Designing a spaced repetition schedule
The most effective spaced repetition schedule for certification preparation uses a four-interval review cycle:
- Initial study: Learn the material on day one
- First review: Active recall 24 hours later (not re-reading — testing yourself)
- Second review: Active recall 3–5 days after the first review
- Third review: Active recall 7–10 days after the second review
- Fourth review: Active recall 21–30 days after the third review
Tools that implement this schedule automatically: Anki (free), Brainscape (paid), and Quizlet (partial spaced repetition). For candidates who prefer structured courses, the Whizlabs and MeasureUp practice platforms include question banks large enough to provide spaced review across a full certification curriculum.
Real-world example: James Patel, a systems administrator, failed his first CISSP attempt after six weeks of cramming. He reset his preparation and rebuilt it over four months using Anki decks organized by CISSP domain. On his second attempt, he passed with scores above 700 in six of eight domains.
See also: /certifications/general-cert-tips/when-to-book-your-exam-date-the-scheduling-pressure-principle | /certifications/general-cert-tips/how-to-analyze-wrong-answers-on-practice-exams-to-find-real-gaps
References
- Ebbinghaus, H. (1885). Über das Gedächtnis: Untersuchungen zur experimentellen Psychologie. Duncker & Humblot.
- Cepeda, N. J., Pashler, H., Vul, E., Wixted, J. T., & Rohrer, D. (2006). Distributed practice in verbal recall tasks: A review and quantitative synthesis. Psychological Bulletin, 132(3), 354–380.
- AWS Training and Certification. (2023). Exam preparation guide: AWS Certified Solutions Architect Professional. Amazon Web Services.
- (ISC)². (2023). CISSP certification exam outline. International Information System Security Certification Consortium.
- Cisco Systems. (2023). CCIE Enterprise Infrastructure certification and training. Cisco.
- Kornell, N., & Bjork, R. A. (2008). Learning concepts and categories: Is spacing the "enemy of induction"? Psychological Science, 19(6), 585–592.
Frequently Asked Questions
How long should I study for the AWS Solutions Architect Associate exam?
Most candidates need 8–12 weeks of consistent daily study for the AWS SAA-C03. Candidates with strong cloud experience may reach readiness in 6–8 weeks, while those new to AWS concepts may need 14–16 weeks. The key variable is daily consistency, not total hours in a compressed timeframe.
How long does it take to prepare for the CISSP?
Candidates with the required five years of experience typically need 3–6 months of dedicated preparation. Those without the experience studying as Associates should plan for 6–9 months. The CISSP requires management-level thinking that takes time to develop, not just factual memorization.
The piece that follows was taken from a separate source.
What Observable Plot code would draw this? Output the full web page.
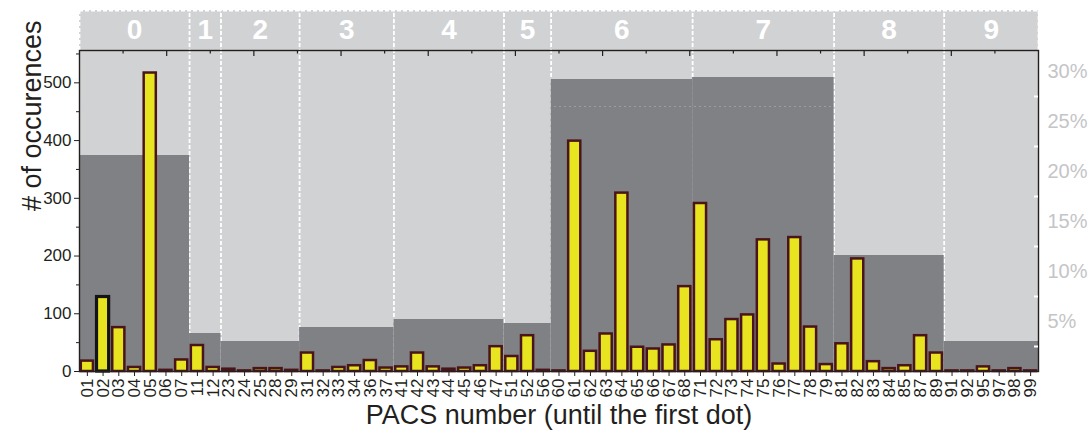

Can I compress my study timeline by studying more hours per day?
Yes, with limits. You can compress a recommended timeline by roughly 50% by doubling daily study time, assuming your comprehension and retention remain strong at higher intensity. Below that threshold, cognitive fatigue reduces learning efficiency faster than added time compensates.
Why does cramming fail for certification exams?
Cramming produces short-term recall that decays rapidly due to the forgetting curve — without active review, 40–60% of new information is inaccessible within a week. Distributed study sessions over a longer period produce dramatically more durable retention than equivalent hours concentrated in a short window.
What is the minimum daily study time that produces real progress?
For associate exams, 45–60 minutes per day maintained consistently across the full timeline is sufficient. Professional exams require 90 minutes as a practical minimum. Expert-level certifications like the CCIE require 2+ hours daily with longer lab blocks on weekends.